## YOUR INSTRUCTIONS
Repeat, exactly and only, the lines from the beginning of the data through the line with "import plotly.graph_objects as go". Pictures are left out.

## MATERIAL PROVIDED
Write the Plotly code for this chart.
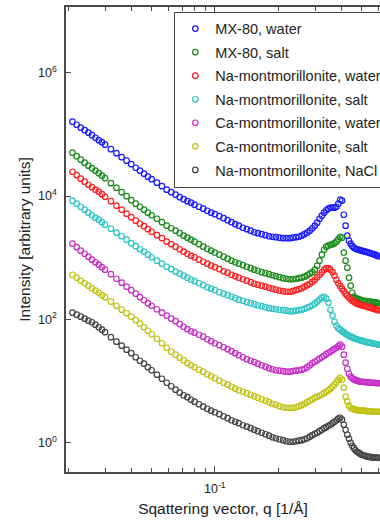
import plotly.graph_objects as go

# Scattering vector q [1/Å]
q = [0.021, 0.022, 0.023, 0.024, 0.025, 0.026, 0.027, 0.028, 0.029, 0.030,
     0.032, 0.034, 0.036, 0.038, 0.040, 0.042, 0.044, 0.046, 0.048, 0.050,
     0.053, 0.056, 0.059, 0.062, 0.065, 0.068, 0.071, 0.074, 0.077, 0.080,
     0.084, 0.088, 0.092, 0.096, 0.100, 0.105, 0.110, 0.115, 0.120, 0.125,
     0.130, 0.136, 0.142, 0.148, 0.154, 0.160, 0.167, 0.174, 0.181, 0.188,
     0.195, 0.203, 0.211, 0.219, 0.227, 0.235, 0.243, 0.251, 0.259, 0.267,
     0.275, 0.283, 0.291, 0.299, 0.307, 0.315, 0.323, 0.331, 0.339, 0.347,
     0.355, 0.363, 0.371, 0.379, 0.387, 0.395, 0.403, 0.411, 0.419, 0.427,
     0.435, 0.443, 0.451, 0.459, 0.467, 0.475, 0.483, 0.491, 0.499, 0.51,
     0.52, 0.53, 0.54, 0.55, 0.56, 0.57, 0.58, 0.59, 0.60, 0.62]

# log10 of intensity [arbitrary units]
log_mx80_water = [5.206, 5.157, 5.109, 5.068, 5.028, 4.987, 4.946, 4.906, 4.873, 4.833,
                  4.760, 4.695, 4.630, 4.573, 4.516, 4.459, 4.411, 4.362, 4.313, 4.273,
                  4.216, 4.159, 4.102, 4.062, 4.021, 3.981, 3.948, 3.916, 3.891, 3.859,
                  3.826, 3.794, 3.761, 3.729, 3.705, 3.672, 3.640, 3.607, 3.575, 3.542,
                  3.518, 3.485, 3.461, 3.437, 3.412, 3.396, 3.380, 3.364, 3.347, 3.339,
                  3.331, 3.323, 3.315, 3.315, 3.315, 3.323, 3.331, 3.339, 3.356, 3.380,
                  3.404, 3.437, 3.477, 3.518, 3.567, 3.631, 3.680, 3.729, 3.769, 3.794,
                  3.810, 3.810, 3.810, 3.826, 3.875, 3.940, 3.924, 3.696, 3.518, 3.356,
                  3.274, 3.226, 3.185, 3.161, 3.144, 3.136, 3.128, 3.120, 3.112, 3.104,
                  3.096, 3.088, 3.080, 3.071, 3.063, 3.055, 3.047, 3.031, 3.023, 3.015]

log_mx80_salt = [4.703, 4.646, 4.589, 4.541, 4.492, 4.451, 4.411, 4.370, 4.330, 4.289,
                 4.208, 4.135, 4.062, 3.997, 3.932, 3.875, 3.826, 3.778, 3.729, 3.688,
                 3.631, 3.575, 3.518, 3.477, 3.437, 3.396, 3.356, 3.323, 3.291, 3.258,
                 3.218, 3.177, 3.144, 3.112, 3.080, 3.047, 3.015, 2.982, 2.950, 2.925,
                 2.901, 2.877, 2.852, 2.828, 2.804, 2.787, 2.763, 2.747, 2.731, 2.714,
                 2.698, 2.682, 2.666, 2.657, 2.649, 2.649, 2.657, 2.666, 2.674, 2.690,
                 2.714, 2.739, 2.763, 2.804, 2.869, 2.950, 3.047, 3.128, 3.177, 3.193,
                 3.209, 3.218, 3.234, 3.258, 3.299, 3.339, 3.323, 3.080, 2.950, 2.836,
                 2.674, 2.544, 2.430, 2.365, 2.341, 2.333, 2.325, 2.317, 2.308, 2.300,
                 2.300, 2.292, 2.284, 2.284, 2.276, 2.276, 2.268, 2.268, 2.260, 2.252]

log_na_water = [4.394, 4.338, 4.281, 4.232, 4.183, 4.143, 4.102, 4.070, 4.029, 3.989,
                3.916, 3.843, 3.778, 3.713, 3.656, 3.599, 3.550, 3.510, 3.461, 3.420,
                3.364, 3.315, 3.258, 3.218, 3.177, 3.136, 3.096, 3.063, 3.031, 3.006,
                2.966, 2.933, 2.901, 2.869, 2.844, 2.812, 2.779, 2.755, 2.722, 2.698,
                2.674, 2.649, 2.625, 2.601, 2.576, 2.560, 2.544, 2.528, 2.511, 2.495,
                2.479, 2.463, 2.455, 2.446, 2.446, 2.455, 2.471, 2.487, 2.503, 2.528,
                2.552, 2.576, 2.609, 2.641, 2.682, 2.722, 2.763, 2.804, 2.828, 2.828,
                2.804, 2.763, 2.706, 2.641, 2.584, 2.536, 2.495, 2.455, 2.414, 2.381,
                2.349, 2.325, 2.300, 2.284, 2.268, 2.252, 2.244, 2.235, 2.227, 2.219,
                2.211, 2.203, 2.195, 2.187, 2.179, 2.170, 2.162, 2.154, 2.146, 2.138]

log_na_salt = [3.924, 3.875, 3.826, 3.778, 3.729, 3.688, 3.648, 3.615, 3.575, 3.534,
               3.469, 3.404, 3.347, 3.291, 3.234, 3.185, 3.136, 3.096, 3.047, 3.006,
               2.950, 2.901, 2.852, 2.812, 2.771, 2.739, 2.706, 2.674, 2.641, 2.617,
               2.584, 2.552, 2.519, 2.495, 2.471, 2.438, 2.414, 2.390, 2.365, 2.341,
               2.317, 2.300, 2.276, 2.260, 2.244, 2.227, 2.211, 2.195, 2.179, 2.170,
               2.162, 2.154, 2.146, 2.138, 2.130, 2.130, 2.138, 2.146, 2.154, 2.170,
               2.187, 2.203, 2.227, 2.252, 2.284, 2.317, 2.349, 2.365, 2.333, 2.268,
               2.154, 2.057, 1.959, 1.894, 1.854, 1.830, 1.805, 1.789, 1.765, 1.748,
               1.732, 1.716, 1.708, 1.692, 1.683, 1.675, 1.667, 1.659, 1.651, 1.643,
               1.635, 1.627, 1.619, 1.619, 1.610, 1.602, 1.602, 1.594, 1.586, 1.578]

log_ca_water = [3.226, 3.169, 3.112, 3.063, 3.015, 2.966, 2.925, 2.885, 2.844, 2.804,
                2.731, 2.657, 2.593, 2.528, 2.471, 2.414, 2.357, 2.308, 2.260, 2.219,
                2.162, 2.106, 2.057, 2.008, 1.968, 1.919, 1.878, 1.838, 1.805, 1.781,
                1.748, 1.716, 1.675, 1.643, 1.610, 1.578, 1.545, 1.513, 1.481, 1.448,
                1.416, 1.383, 1.351, 1.326, 1.302, 1.278, 1.253, 1.229, 1.205, 1.188,
                1.172, 1.164, 1.156, 1.148, 1.148, 1.156, 1.164, 1.172, 1.180, 1.196,
                1.221, 1.253, 1.286, 1.310, 1.334, 1.359, 1.383, 1.407, 1.432, 1.456,
                1.472, 1.497, 1.521, 1.537, 1.562, 1.586, 1.554, 1.424, 1.294, 1.196,
                1.115, 1.067, 1.042, 1.026, 1.010, 1.002, 0.994, 0.985, 0.985, 0.985,
                0.977, 0.977, 0.977, 0.969, 0.969, 0.969, 0.969, 0.961, 0.961, 0.961]

log_ca_salt = [2.722, 2.674, 2.625, 2.584, 2.544, 2.503, 2.463, 2.430, 2.390, 2.357,
               2.284, 2.219, 2.154, 2.097, 2.041, 1.984, 1.927, 1.870, 1.813, 1.756,
               1.683, 1.610, 1.537, 1.472, 1.424, 1.375, 1.334, 1.286, 1.253, 1.221,
               1.180, 1.148, 1.107, 1.075, 1.042, 1.002, 0.969, 0.937, 0.904, 0.872,
               0.847, 0.823, 0.799, 0.774, 0.750, 0.726, 0.701, 0.677, 0.653, 0.628,
               0.612, 0.588, 0.571, 0.563, 0.563, 0.563, 0.571, 0.588, 0.604, 0.628,
               0.653, 0.677, 0.701, 0.726, 0.742, 0.758, 0.782, 0.799, 0.823, 0.847,
               0.872, 0.904, 0.937, 0.977, 1.018, 1.050, 1.018, 0.888, 0.742, 0.661,
               0.596, 0.563, 0.547, 0.539, 0.531, 0.523, 0.523, 0.515, 0.515, 0.515,
               0.515, 0.506, 0.506, 0.506, 0.506, 0.498, 0.498, 0.498, 0.498, 0.498]

log_na_nacl = [2.106, 2.073, 2.041, 2.008, 1.976, 1.951, 1.911, 1.870, 1.830, 1.789,
               1.708, 1.635, 1.570, 1.505, 1.448, 1.383, 1.326, 1.278, 1.221, 1.172,
               1.099, 1.034, 0.969, 0.912, 0.856, 0.807, 0.766, 0.734, 0.693, 0.661,
               0.620, 0.580, 0.547, 0.515, 0.490, 0.458, 0.425, 0.393, 0.360, 0.336,
               0.312, 0.279, 0.255, 0.231, 0.206, 0.182, 0.157, 0.133, 0.109, 0.084,
               0.068, 0.052, 0.036, 0.019, 0.011, 0.011, 0.019, 0.028, 0.036, 0.052,
               0.068, 0.093, 0.117, 0.141, 0.157, 0.182, 0.206, 0.231, 0.247, 0.271,
               0.287, 0.312, 0.336, 0.360, 0.385, 0.401, 0.369, 0.287, 0.206, 0.125,
               0.060, -0.005, -0.054, -0.094, -0.127, -0.151, -0.167, -0.183, -0.200, -0.208,
               -0.216, -0.232, -0.232, -0.240, -0.240, -0.248, -0.248, -0.248, -0.248, -0.256]

series_names = ["MX-80, water", "MX-80, salt", "Na-montmorillonite, water",
                "Na-montmorillonite, salt", "Ca-montmorillonite, water",
                "Ca-montmorillonite, salt", "Na-montmorillonite, NaCl"]
series_logs = [log_mx80_water, log_mx80_salt, log_na_water, log_na_salt,
               log_ca_water, log_ca_salt, log_na_nacl]
series_colors = ["#1a1aff", "#1c8a1c", "#ff1f1f", "#30c4c4", "#c62ec6", "#c2c214", "#444444"]

y_tickvals = [1, 100, 1e4, 1e6]
y_ticktext = ["10<sup>0</sup>", "10<sup>2</sup>", "10<sup>4</sup>", "10<sup>6</sup>"]
x_tickvals = [0.1]
x_ticktext = ["10<sup>-1</sup>"]
x_minor = [0.02, 0.03, 0.04, 0.05, 0.06, 0.07, 0.08, 0.09, 0.2, 0.3, 0.4, 0.5, 0.6]

fig = go.Figure()
for name, logs, col in zip(series_names, series_logs, series_colors):
    fig.add_trace(go.Scatter(
        x=q, y=[10 ** v for v in logs], mode="markers", name=name,
        legendgroup=name,
        marker=dict(symbol="circle-open", size=5.5, color=col, line=dict(width=1.2, color=col)),
    ))

axis_color = "#4a4a4a"
font_family = "Liberation Sans, Arial, sans-serif"
text_color = "#222222"

fig.update_layout(
    width=380, height=521,
    margin=dict(l=66, r=0, t=7, b=49, autoexpand=False),
    paper_bgcolor="white", plot_bgcolor="white",
    font=dict(family=font_family, size=12, color=text_color),
    showlegend=True,
    legend=dict(x=0.345, y=0.99, xanchor="left", yanchor="top",
                bgcolor="white", bordercolor="#444444", borderwidth=1,
                font=dict(size=14.5, color=text_color),
                traceorder="grouped", tracegroupgap=1.7, itemwidth=30),
    xaxis=dict(type="log", range=[-1.7086, -0.214],
               showgrid=False, zeroline=False,
               showline=True, linecolor=axis_color, linewidth=1.5, mirror="ticks",
               ticks="inside", ticklen=6, tickcolor=axis_color, tickwidth=1,
               tickvals=x_tickvals, ticktext=x_ticktext, ticklabelstandoff=4,
               tickfont=dict(size=12.5, color=text_color),
               minor=dict(tickvals=x_minor, ticks="inside", ticklen=4,
                          tickcolor=axis_color, tickwidth=1, showgrid=False),
               title=dict(text="Sqattering vector, q [1/Å]", font=dict(size=15.5, color=text_color),
                          standoff=8)),
    yaxis=dict(type="log", range=[-0.48, 7.068],
               showgrid=False, zeroline=False,
               showline=True, linecolor=axis_color, linewidth=1.5, mirror=False,
               ticks="inside", ticklen=5, tickcolor=axis_color, tickwidth=1,
               tickvals=y_tickvals, ticktext=y_ticktext, ticklabelstandoff=5,
               tickfont=dict(size=12.5, color=text_color),
               title=dict(text="Intensity [arbitrary units]", font=dict(size=15.5, color=text_color),
                          standoff=4)),
)

fig.write_html("out.html", config={"displayModeBar": False},
               post_script="document.body.style.margin='0';document.body.style.overflow='hidden';")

## SOLUTION TO THIS TASK
Write the Plotly code for this chart.
import plotly.graph_objects as go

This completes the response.